The incomparable Krugman points out what many of us in the internet wilderness have said at one time or another :

There’s a powerful political faction in this country that’s determined to draw exactly the wrong lesson from the Katrina debacle — namely, that the government always fails when it attempts to help people in need, so it shouldn’t even try. “I don’t want the people who ran the Katrina cleanup to manage our health care system,” says Mitt Romney, as if the Bush administration’s practice of appointing incompetent cronies to key positions and refusing to hold them accountable no matter how badly they perform — did I mention that Mr. Chertoff still has his job? — were the way government always works.

And I’m not sure that faction is losing the argument. The thing about conservative governance is that it can succeed by failing: when conservative politicians mess up, they foster a cynicism about government that may actually help their cause.

The Democratic candidates can’t win, or can’t govern once they win, unless they push back against this sort of thing. By definition, you can’t push back with timidity. The Republicans have handed the Democrats a perfect opportunity to be the party of optimism and old fashioned American can-doism. How hard could it be to fashion a message around the concept of rebuilding, or better yet, taking back America. At this point, if we aggressively offer hope against a message that implicitly denies the possibility of improvement through sound governance, we can’t lose.

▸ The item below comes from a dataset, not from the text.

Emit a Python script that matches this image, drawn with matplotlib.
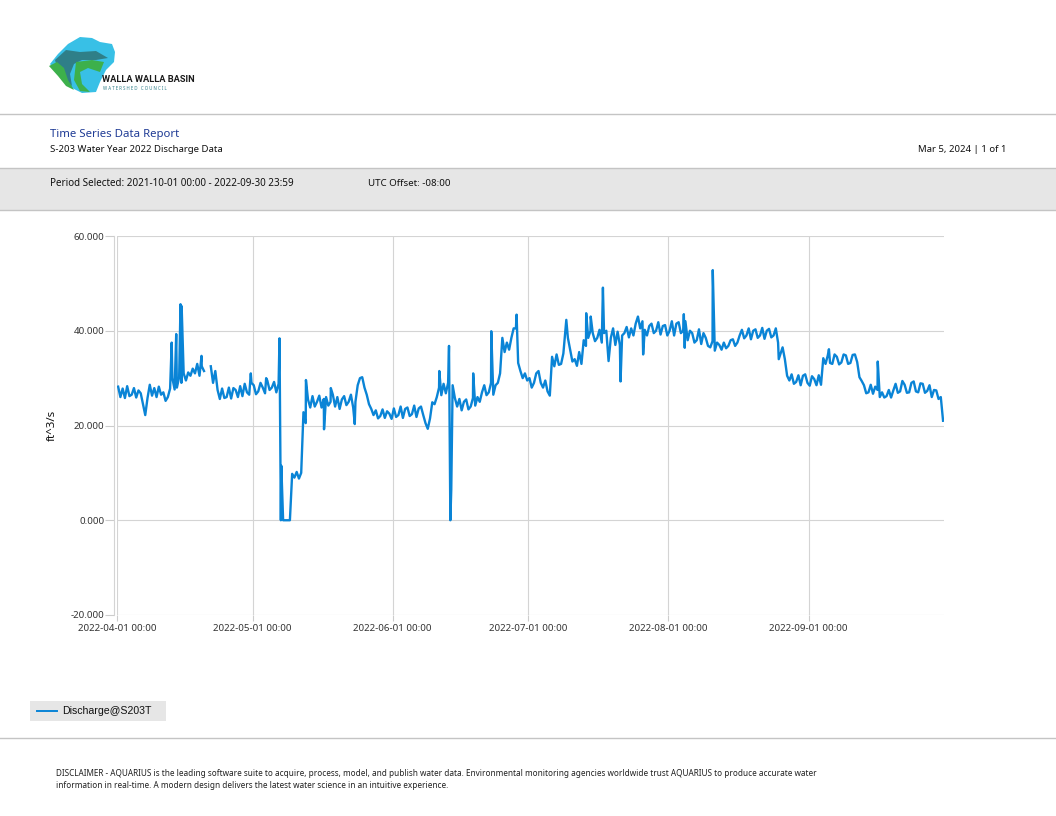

When Dukakis ran for president he started his convention speech with the claim that the election was about competence, not ideology. The message didn’t work then, largely because of the way it was packaged. But packaged right, particularly after eight years of monumental incompetence, it can’t lose. We should be prepared to deliver the steak, but sell the sizzle. Dukakis was all steak.

But this implies an ambitious agenda, not the sort of incrementalism Democrats have pushed in the recent past. We don’t need, for example, to hear about tinkering with the drug benefit; we need to talk about Universal Health Care. How about, for another example, being aggressively in favor of tolerance and human rights, instead of soft pedalling our support for those values. Those things can sell, if packaged right. People are tired of hate. Given the choice they will vote for someone who gives them hope over someone who will tell them that the decline they see all around them is a permanent feature of the American scene.